▸ **Exercise**
Retype each line of the material exactly, please, skipping any picture in it.

------ Given information ------

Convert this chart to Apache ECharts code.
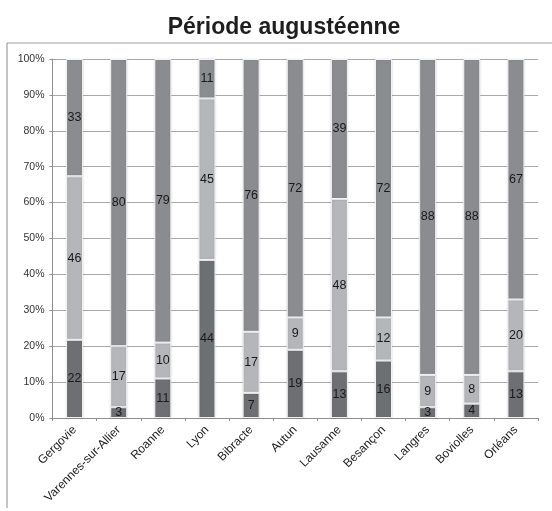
<!DOCTYPE html>
<html>
<head>
<meta charset="utf-8">
<script src="https://cdn.jsdelivr.net/npm/echarts@6/dist/echarts.min.js"></script>
<style>
  html, body { margin: 0; padding: 0; background: #fff; }
  #chart { width: 552px; height: 511px; }
</style>
</head>
<body>
<div id="chart"></div>
<script>
// Sites and counts per group (bottom, middle, top segment)
const sites = ['Gergovie', 'Varennes-sur-Allier', 'Roanne', 'Lyon', 'Bibracte', 'Autun',
               'Lausanne', 'Besançon', 'Langres', 'Boviolles', 'Orléans'];
const lowerValues  = [22, 3, 11, 44, 7, 19, 13, 16, 3, 4, 13];
const middleValues = [46, 17, 10, 45, 17, 9, 48, 12, 9, 8, 20];
const upperValues  = [33, 80, 79, 11, 76, 72, 39, 72, 88, 88, 67];
const yTicks = [0, 10, 20, 30, 40, 50, 60, 70, 80, 90, 100];

const totals = sites.map((_, i) => lowerValues[i] + middleValues[i] + upperValues[i]);

// Each bar is scaled to 100 %, the label keeps the original count
function shares(values) {
  return values.map((v, i) => ({ value: v / totals[i] * 100, raw: v }));
}

const segColors = ['#6e6f72', '#b4b6b9', '#8a8c90'];

function makeSeries(name, values, color) {
  return {
    name: name,
    type: 'bar',
    stack: 'total',
    barWidth: 17,
    data: shares(values),
    itemStyle: {
      color: color,
      borderColor: '#f4f4f4',
      borderWidth: 1,
      shadowColor: 'rgba(0,0,0,0.12)',
      shadowBlur: 2
    },
    label: {
      show: true,
      position: 'inside',
      color: '#1a1a1a',
      fontFamily: 'Liberation Sans, Arial, sans-serif',
      fontSize: 12.5,
      formatter: p => p.data.raw
    },
    emphasis: { disabled: true }
  };
}

const chart = echarts.init(document.getElementById('chart'), null, { renderer: 'canvas' });

chart.setOption({
  animation: false,
  backgroundColor: '#fff',
  title: {
    text: 'Période augustéenne',
    left: 279,
    top: 11,
    textAlign: 'center',
    textStyle: {
      fontFamily: 'Liberation Sans, Arial, sans-serif',
      fontWeight: 'bold',
      fontSize: 23,
      color: '#1e1e1e'
    }
  },
  graphic: [
    { type: 'line', shape: { x1: 7, y1: 43, x2: 552, y2: 43 }, style: { stroke: '#9e9e9e', lineWidth: 1.2 } },
    { type: 'line', shape: { x1: 7, y1: 43, x2: 7, y2: 508 }, style: { stroke: '#9e9e9e', lineWidth: 1.2 } }
  ],
  grid: { left: 52.5, right: 14, top: 59, bottom: 93, containLabel: false },
  xAxis: {
    type: 'category',
    data: sites,
    axisLine: { lineStyle: { color: '#8f8f8f', width: 1 } },
    axisTick: { show: true, length: 3, lineStyle: { color: '#8f8f8f' } },
    axisLabel: {
      interval: 0,
      rotate: 45,
      margin: 10,
      color: '#222',
      fontFamily: 'Liberation Sans, Arial, sans-serif',
      fontSize: 12
    }
  },
  yAxis: {
    type: 'value',
    min: yTicks[0],
    max: yTicks[yTicks.length - 1],
    interval: 10,
    axisLine: { show: true, lineStyle: { color: '#8f8f8f', width: 1 } },
    axisTick: { show: true, length: 3, lineStyle: { color: '#8f8f8f' } },
    axisLabel: {
      formatter: '{value}%',
      margin: 8,
      color: '#333',
      fontFamily: 'Liberation Sans, Arial, sans-serif',
      fontSize: 10.5
    },
    splitLine: { lineStyle: { color: '#a9a9a9', width: 1.2 } }
  },
  series: [
    makeSeries('bas', lowerValues, segColors[0]),
    makeSeries('milieu', middleValues, segColors[1]),
    makeSeries('haut', upperValues, segColors[2])
  ]
});
</script>
</body>
</html>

------

▸ **Written solution**
Convert this chart to Apache ECharts code.
<!DOCTYPE html>
<html>
<head>
<meta charset="utf-8">
<script src="https://cdn.jsdelivr.net/npm/echarts@6/dist/echarts.min.js"></script>
<style>
  html, body { margin: 0; padding: 0; background: #fff; }
  #chart { width: 552px; height: 511px; }
</style>
</head>
<body>
<div id="chart"></div>
<script>
// Sites and counts per group (bottom, middle, top segment)
const sites = ['Gergovie', 'Varennes-sur-Allier', 'Roanne', 'Lyon', 'Bibracte', 'Autun',
               'Lausanne', 'Besançon', 'Langres', 'Boviolles', 'Orléans'];
const lowerValues  = [22, 3, 11, 44, 7, 19, 13, 16, 3, 4, 13];
const middleValues = [46, 17, 10, 45, 17, 9, 48, 12, 9, 8, 20];
const upperValues  = [33, 80, 79, 11, 76, 72, 39, 72, 88, 88, 67];
const yTicks = [0, 10, 20, 30, 40, 50, 60, 70, 80, 90, 100];

const totals = sites.map((_, i) => lowerValues[i] + middleValues[i] + upperValues[i]);

// Each bar is scaled to 100 %, the label keeps the original count
function shares(values) {
  return values.map((v, i) => ({ value: v / totals[i] * 100, raw: v }));
}

const segColors = ['#6e6f72', '#b4b6b9', '#8a8c90'];

function makeSeries(name, values, color) {
  return {
    name: name,
    type: 'bar',
    stack: 'total',
    barWidth: 17,
    data: shares(values),
    itemStyle: {
      color: color,
      borderColor: '#f4f4f4',
      borderWidth: 1,
      shadowColor: 'rgba(0,0,0,0.12)',
      shadowBlur: 2
    },
    label: {
      show: true,
      position: 'inside',
      color: '#1a1a1a',
      fontFamily: 'Liberation Sans, Arial, sans-serif',
      fontSize: 12.5,
      formatter: p => p.data.raw
    },
    emphasis: { disabled: true }
  };
}

const chart = echarts.init(document.getElementById('chart'), null, { renderer: 'canvas' });

chart.setOption({
  animation: false,
  backgroundColor: '#fff',
  title: {
    text: 'Période augustéenne',
    left: 279,
    top: 11,
    textAlign: 'center',
    textStyle: {
      fontFamily: 'Liberation Sans, Arial, sans-serif',
      fontWeight: 'bold',
      fontSize: 23,
      color: '#1e1e1e'
    }
  },
  graphic: [
    { type: 'line', shape: { x1: 7, y1: 43, x2: 552, y2: 43 }, style: { stroke: '#9e9e9e', lineWidth: 1.2 } },
    { type: 'line', shape: { x1: 7, y1: 43, x2: 7, y2: 508 }, style: { stroke: '#9e9e9e', lineWidth: 1.2 } }
  ],
  grid: { left: 52.5, right: 14, top: 59, bottom: 93, containLabel: false },
  xAxis: {
    type: 'category',
    data: sites,
    axisLine: { lineStyle: { color: '#8f8f8f', width: 1 } },
    axisTick: { show: true, length: 3, lineStyle: { color: '#8f8f8f' } },
    axisLabel: {
      interval: 0,
      rotate: 45,
      margin: 10,
      color: '#222',
      fontFamily: 'Liberation Sans, Arial, sans-serif',
      fontSize: 12
    }
  },
  yAxis: {
    type: 'value',
    min: yTicks[0],
    max: yTicks[yTicks.length - 1],
    interval: 10,
    axisLine: { show: true, lineStyle: { color: '#8f8f8f', width: 1 } },
    axisTick: { show: true, length: 3, lineStyle: { color: '#8f8f8f' } },
    axisLabel: {
      formatter: '{value}%',
      margin: 8,
      color: '#333',
      fontFamily: 'Liberation Sans, Arial, sans-serif',
      fontSize: 10.5
    },
    splitLine: { lineStyle: { color: '#a9a9a9', width: 1.2 } }
  },
  series: [
    makeSeries('bas', lowerValues, segColors[0]),
    makeSeries('milieu', middleValues, segColors[1]),
    makeSeries('haut', upperValues, segColors[2])
  ]
});
</script>
</body>
</html>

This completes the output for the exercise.